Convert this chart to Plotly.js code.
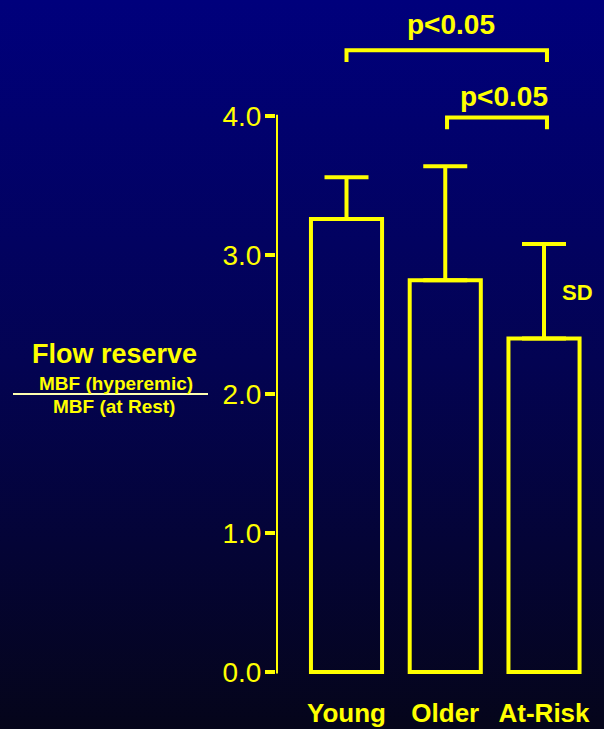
<!DOCTYPE html>
<html>
<head>
<meta charset="utf-8">
<script src="https://cdn.plot.ly/plotly-3.0.1.min.js"></script>
<style>
  html, body { margin:0; padding:0; }
  body { width:604px; height:729px; background: linear-gradient(to bottom, #00007c 0%, #030352 50%, #05051a 100%); }
  #chart { width:604px; height:729px; }
</style>
</head>
<body>
<div id="chart"></div>
<script>
const categories = ["Young", "Older", "At-Risk"];
const flowReserve = [3.26, 2.82, 2.40];
const sdValues = [0.30, 0.82, 0.68];
const yTickValues = [0, 1, 2, 3, 4];
const yTickLabels = ["0.0", "1.0", "2.0", "3.0", "4.0"];
const pLabel = "p<0.05";

const W = 604, H = 729;
const M = {l: 276, r: 4, t: 4.8, b: 50.05};
const PW = W - M.l - M.r, PH = H - M.t - M.b;
const px = x => (x - M.l) / PW;
const py = y => (H - M.b - y) / PH;
const YEL = "#ffff00";
const FONT = "Liberation Sans, Arial, sans-serif";
const xIdx = categories.map((c, i) => i);

const trace = {
  type: "bar",
  x: xIdx,
  y: flowReserve,
  width: 0.72,
  marker: {color: "rgba(0,0,0,0)", line: {color: YEL, width: 4}},
  error_y: {type: "data", symmetric: false, array: sdValues, arrayminus: sdValues.map(() => 0),
            color: YEL, thickness: 4, width: 22},
  cliponaxis: false,
  hoverinfo: "none"
};

const xMin = -0.714, xMax = 2.567;
const layout = {
  width: W, height: H,
  margin: M,
  paper_bgcolor: "rgba(0,0,0,0)",
  plot_bgcolor: "rgba(0,0,0,0)",
  showlegend: false,
  font: {family: FONT, color: YEL},
  xaxis: {
    range: [xMin, xMax], tickvals: xIdx, ticktext: categories,
    showgrid: false, zeroline: false, showline: false, ticks: "",
    tickfont: {size: 26, color: YEL, family: FONT, weight: "bold"}, ticklabelstandoff: 16
  },
  yaxis: {
    range: [-0.05, 4.8], tickvals: yTickValues, ticktext: yTickLabels,
    showgrid: false, zeroline: false, showline: false,
    ticks: "outside", ticklen: 10, tickwidth: 4, tickcolor: YEL,
    tickfont: {size: 28, color: YEL, family: FONT}, ticklabelstandoff: -2
  },
  shapes: [
    {type: "line", xref: "x", yref: "y", x0: xMin, x1: xMin, y0: -0.01, y1: 4.01, line: {color: YEL, width: 4}},
    {type: "path", xref: "x", yref: "y", path: "M 0,4.39 L 0,4.475 L 2.03,4.475 L 2.03,4.39", line: {color: YEL, width: 4}},
    {type: "path", xref: "x", yref: "y", path: "M 1.018,3.906 L 1.018,3.99 L 2.03,3.99 L 2.03,3.906", line: {color: YEL, width: 4}},
    {type: "line", xref: "paper", yref: "paper", x0: px(13), x1: px(208), y0: py(394), y1: py(394), line: {color: "#ffffb0", width: 2}}
  ],
  annotations: [
    {text: "Flow reserve", xref: "paper", yref: "paper", x: px(114), y: py(354), showarrow: false, xanchor: "center", yanchor: "middle", font: {size: 27, color: YEL, family: FONT, weight: "bold"}},
    {text: "MBF (hyperemic)", xref: "paper", yref: "paper", x: px(116), y: py(383), showarrow: false, xanchor: "center", yanchor: "middle", font: {size: 19, color: YEL, family: FONT, weight: "bold"}},
    {text: "MBF (at Rest)", xref: "paper", yref: "paper", x: px(114), y: py(406), showarrow: false, xanchor: "center", yanchor: "middle", font: {size: 19, color: YEL, family: FONT, weight: "bold"}},
    {text: "SD", xref: "paper", yref: "paper", x: px(577), y: py(292), showarrow: false, xanchor: "center", yanchor: "middle", font: {size: 22, color: YEL, family: FONT, weight: "bold"}},
    {text: pLabel, xref: "paper", yref: "paper", x: px(451), y: py(24), showarrow: false, xanchor: "center", yanchor: "middle", font: {size: 28, color: YEL, family: FONT, weight: "bold"}},
    {text: pLabel, xref: "paper", yref: "paper", x: px(504), y: py(96), showarrow: false, xanchor: "center", yanchor: "middle", font: {size: 28, color: YEL, family: FONT, weight: "bold"}}
  ]
};

Plotly.newPlot("chart", [trace], layout, {displayModeBar: false, staticPlot: true});
</script>
</body>
</html>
--------------------------------------------------
* Directions: Repeat the material verbatim. Do not carry over any picture.

* The output:
Convert this chart to Plotly.js code.
<!DOCTYPE html>
<html>
<head>
<meta charset="utf-8">
<script src="https://cdn.plot.ly/plotly-3.0.1.min.js"></script>
<style>
  html, body { margin:0; padding:0; }
  body { width:604px; height:729px; background: linear-gradient(to bottom, #00007c 0%, #030352 50%, #05051a 100%); }
  #chart { width:604px; height:729px; }
</style>
</head>
<body>
<div id="chart"></div>
<script>
const categories = ["Young", "Older", "At-Risk"];
const flowReserve = [3.26, 2.82, 2.40];
const sdValues = [0.30, 0.82, 0.68];
const yTickValues = [0, 1, 2, 3, 4];
const yTickLabels = ["0.0", "1.0", "2.0", "3.0", "4.0"];
const pLabel = "p<0.05";

const W = 604, H = 729;
const M = {l: 276, r: 4, t: 4.8, b: 50.05};
const PW = W - M.l - M.r, PH = H - M.t - M.b;
const px = x => (x - M.l) / PW;
const py = y => (H - M.b - y) / PH;
const YEL = "#ffff00";
const FONT = "Liberation Sans, Arial, sans-serif";
const xIdx = categories.map((c, i) => i);

const trace = {
  type: "bar",
  x: xIdx,
  y: flowReserve,
  width: 0.72,
  marker: {color: "rgba(0,0,0,0)", line: {color: YEL, width: 4}},
  error_y: {type: "data", symmetric: false, array: sdValues, arrayminus: sdValues.map(() => 0),
            color: YEL, thickness: 4, width: 22},
  cliponaxis: false,
  hoverinfo: "none"
};

const xMin = -0.714, xMax = 2.567;
const layout = {
  width: W, height: H,
  margin: M,
  paper_bgcolor: "rgba(0,0,0,0)",
  plot_bgcolor: "rgba(0,0,0,0)",
  showlegend: false,
  font: {family: FONT, color: YEL},
  xaxis: {
    range: [xMin, xMax], tickvals: xIdx, ticktext: categories,
    showgrid: false, zeroline: false, showline: false, ticks: "",
    tickfont: {size: 26, color: YEL, family: FONT, weight: "bold"}, ticklabelstandoff: 16
  },
  yaxis: {
    range: [-0.05, 4.8], tickvals: yTickValues, ticktext: yTickLabels,
    showgrid: false, zeroline: false, showline: false,
    ticks: "outside", ticklen: 10, tickwidth: 4, tickcolor: YEL,
    tickfont: {size: 28, color: YEL, family: FONT}, ticklabelstandoff: -2
  },
  shapes: [
    {type: "line", xref: "x", yref: "y", x0: xMin, x1: xMin, y0: -0.01, y1: 4.01, line: {color: YEL, width: 4}},
    {type: "path", xref: "x", yref: "y", path: "M 0,4.39 L 0,4.475 L 2.03,4.475 L 2.03,4.39", line: {color: YEL, width: 4}},
    {type: "path", xref: "x", yref: "y", path: "M 1.018,3.906 L 1.018,3.99 L 2.03,3.99 L 2.03,3.906", line: {color: YEL, width: 4}},
    {type: "line", xref: "paper", yref: "paper", x0: px(13), x1: px(208), y0: py(394), y1: py(394), line: {color: "#ffffb0", width: 2}}
  ],
  annotations: [
    {text: "Flow reserve", xref: "paper", yref: "paper", x: px(114), y: py(354), showarrow: false, xanchor: "center", yanchor: "middle", font: {size: 27, color: YEL, family: FONT, weight: "bold"}},
    {text: "MBF (hyperemic)", xref: "paper", yref: "paper", x: px(116), y: py(383), showarrow: false, xanchor: "center", yanchor: "middle", font: {size: 19, color: YEL, family: FONT, weight: "bold"}},
    {text: "MBF (at Rest)", xref: "paper", yref: "paper", x: px(114), y: py(406), showarrow: false, xanchor: "center", yanchor: "middle", font: {size: 19, color: YEL, family: FONT, weight: "bold"}},
    {text: "SD", xref: "paper", yref: "paper", x: px(577), y: py(292), showarrow: false, xanchor: "center", yanchor: "middle", font: {size: 22, color: YEL, family: FONT, weight: "bold"}},
    {text: pLabel, xref: "paper", yref: "paper", x: px(451), y: py(24), showarrow: false, xanchor: "center", yanchor: "middle", font: {size: 28, color: YEL, family: FONT, weight: "bold"}},
    {text: pLabel, xref: "paper", yref: "paper", x: px(504), y: py(96), showarrow: false, xanchor: "center", yanchor: "middle", font: {size: 28, color: YEL, family: FONT, weight: "bold"}}
  ]
};

Plotly.newPlot("chart", [trace], layout, {displayModeBar: false, staticPlot: true});
</script>
</body>
</html>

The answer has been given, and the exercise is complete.